Neural networks have a crucial role to play in modern computer vision tasks, especially the tasks in the field of autonomous vehicles. This article is about utilizing Udacity’s Self Driving Car Simulator to train a neural network to clone the steering skills of a driver and allow the car to steer itself around a track in the simulator.
The code to support this article is available here.
Reader Level: Needs to have an amateur's level knowledge of programming in Python and neural networks. The article explains how to setup simulator and collect data.
Note: The objective of this article and code is to go over training, designing and development of a network to predict steering angles. The article does not touch other aspects i.e. Flask app, parameters concerning the simulator and communication between Flask and simulator, the article considers these as a large black box.
- Udacity Self Driving Car Simulator: Get the appropriate version, the screenshots in this article are from Windows.
- Setup a virtual environment using the requirements.txt from the repo, you may require a GPU for faster training and responsive inference during runtime.
Theory —Behavioral Cloning Neural Network
The neural network laid out here has the capacity to predict the steering angle using a frame from the front camera of the car. The objective of Cropping2D is to crop the input image to segment out the road from the entire frame to help the network focus on road section only. The goal of convolutional layers is to extract and learn features which shall activate respective neurons in the following layers. The job of the dropout layers is to reduce the complexity of the model with the goal of preventing overfitting while dense layers reduce the dimensions of the network in a stepwise manner to a single regression-based steering angle.
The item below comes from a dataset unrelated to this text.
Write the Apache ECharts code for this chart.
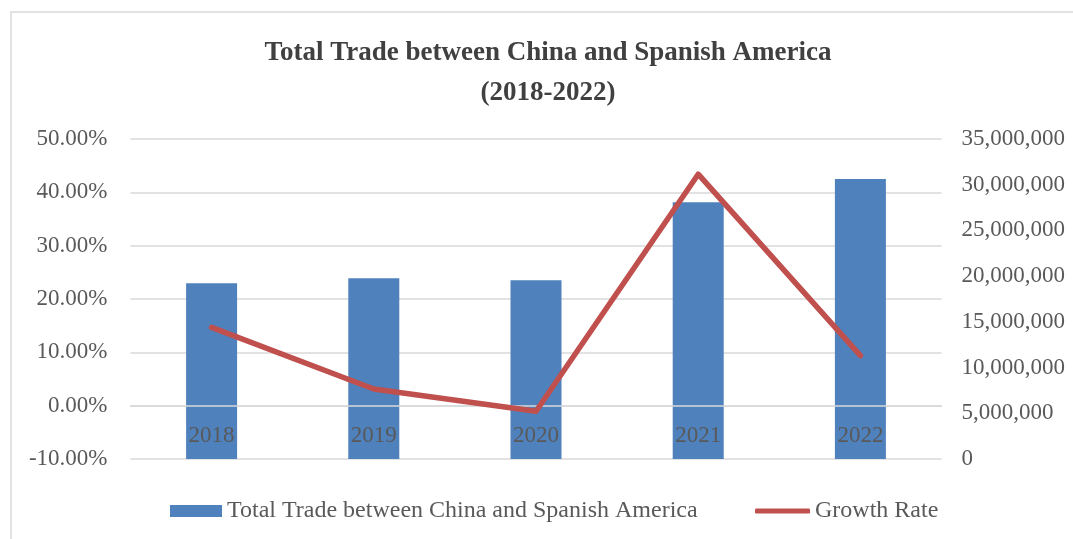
<!DOCTYPE html>
<html>
<head>
<meta charset="utf-8">
<script src="https://cdn.jsdelivr.net/npm/echarts@6/dist/echarts.min.js"></script>
<style>
  html, body { margin: 0; padding: 0; background: #ffffff; }
  #chart { width: 1073px; height: 539px; }
</style>
</head>
<body>
<div id="chart"></div>
<script>
// Years shown on the category axis
const years = ['2018', '2019', '2020', '2021', '2022'];
// Total trade volume per year (right axis)
const totalTrade = [19220000, 19760000, 19550000, 28080000, 30630000];
// Year-on-year growth rate (left axis, as fractions)
const growthRate = [0.1468, 0.0313, -0.0106, 0.4340, 0.0938];
// Axis ranges and tick steps
const rateAxis = { min: -0.1, max: 0.5, interval: 0.1 };
const tradeAxis = { min: 0, max: 35000000, interval: 5000000 };

const SERIF = '"Liberation Serif", "Times New Roman", serif';
const TEXT = '#595959';
const GRID = '#d9d9d9';
const BAR = '#4f81bd';
const LINE = '#c0504d';

const chart = echarts.init(document.getElementById('chart'), null, { renderer: 'canvas' });

chart.setOption({
  backgroundColor: '#ffffff',
  animation: false,
  graphic: [
    {
      type: 'rect',
      silent: true,
      z: -10,
      shape: { x: 11, y: 12, width: 1100, height: 600 },
      style: { fill: 'none', stroke: GRID, lineWidth: 1.5 }
    },
    {
      type: 'text',
      x: 548,
      y: 33,
      style: {
        text: 'Total Trade between China and Spanish America\n(2018-2022)',
        textAlign: 'center',
        textVerticalAlign: 'top',
        font: 'bold 27px ' + SERIF,
        lineHeight: 40,
        fill: '#404040'
      }
    }
  ],
  grid: { left: 130.5, right: 131.5, top: 139, bottom: 80 },
  legend: [
    {
      data: ['Total Trade between China and Spanish America'],
      left: 165,
      top: 494,
      itemWidth: 52,
      itemHeight: 12,
      icon: 'rect',
      textStyle: { color: TEXT, fontSize: 24, fontFamily: SERIF }
    },
    {
      data: ['Growth Rate'],
      left: 750,
      top: 494,
      itemWidth: 55,
      itemHeight: 5,
      icon: 'roundRect',
      textStyle: { color: TEXT, fontSize: 24, fontFamily: SERIF }
    }
  ],
  xAxis: {
    type: 'category',
    data: years,
    z: 5,
    axisLine: { onZero: true, onZeroAxisIndex: 0, lineStyle: { color: GRID, width: 1.5 } },
    axisTick: { show: false },
    // year labels sit just under the 0% line, over the bars
    axisLabel: { color: TEXT, fontSize: 23, fontFamily: SERIF, margin: -35 },
    splitLine: { show: false }
  },
  yAxis: [
    {
      type: 'value',
      position: 'left',
      min: rateAxis.min,
      max: rateAxis.max,
      interval: rateAxis.interval,
      axisLine: { show: false },
      axisTick: { show: false },
      axisLabel: {
        color: TEXT, fontSize: 23, fontFamily: SERIF, margin: 23,
        formatter: v => (v * 100).toFixed(2) + '%'
      },
      splitLine: { lineStyle: { color: GRID, width: 1.5 } }
    },
    {
      type: 'value',
      position: 'right',
      min: tradeAxis.min,
      max: tradeAxis.max,
      interval: tradeAxis.interval,
      axisLine: { show: false },
      axisTick: { show: false },
      axisLabel: {
        color: TEXT, fontSize: 23, fontFamily: SERIF, margin: 20,
        formatter: v => Math.round(v).toLocaleString('en-US')
      },
      splitLine: { show: false }
    }
  ],
  series: [
    {
      name: 'Total Trade between China and Spanish America',
      type: 'bar',
      yAxisIndex: 1,
      data: totalTrade,
      barWidth: 51,
      z: 2,
      itemStyle: { color: BAR }
    },
    {
      name: 'Growth Rate',
      type: 'line',
      yAxisIndex: 0,
      data: growthRate,
      symbol: 'none',
      z: 10,
      lineStyle: { color: LINE, width: 5.5, cap: 'round', join: 'round' },
      itemStyle: { color: LINE }
    }
  ]
});
</script>
</body>
</html>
The training data will consist of images and corresponding steering angles. We will be collecting training image data using the simulator. The goal is to collect data of good driving behavior.
Start the simulator with appropriate settings based on your screen resolution and system configuration. Note, you have to record data as well so plan on having resources available even with the simulator running.
Clicking on Record button pops a dialog box asking you where you would like to save the data. It is recommended you save within the downloaded repository for simple and relative access during program runtime. Now, drive around the track while making sure the car does not leave the track and always centered. Thus, making sure that the data being collected represents good driving behavior.
Click on Pause button to end the data collection phase. The simulator will replay the entire driving session again while displaying a percentage of total data that is being saved. Once the simulator has replayed the entire session and collected the data, the simulator returns to where you had asked it to pause. You may now close the simulator.
The heart of behavioral cloning here is the architecture of the network. A good architecture coupled with good data shall determine whether the car will remain on the track or not during autonomous mode.
The theory behind network has already been discussed. The network is developed in model.py and consists a generator function to feed images to the network in batches in case the entire data does not fit in the memory. The generator also includes code to function as an augmentation engine which helps to include images from left and right camera along with a correction angle, thus allowing them to be used for training as though viewed from the center camera.
Once the training is complete, the code shall export a trained model. The saved model file can be used for inference.
The parameters laid out during training are a batch size of 32, number of total epochs being 1 (can be increased with more data) and uses Adam optimizer.
Note: The amount of data that was used to train the demo model in the repository was very brief and the parameters were laid accordingly. As a result you may observe in the video (at the end of this article) that the car swerves outwards while maneuvering difficult curves.
The objective of drive.py is to load the trained model, save images from an inference run and handle the Flask app which is used as a communication mechanism between the model and simulator.
In order to begin an inference session:
Execute the drive.py with path where model is saved as an argument, wait for the model to load and Flask app has been initiated.
Start the simulator and initiate autonomous mode. If step 1 has successfully completed and the socket to communicate model output with the simulator has been setup then you shall see the car drive by itself around the simple track.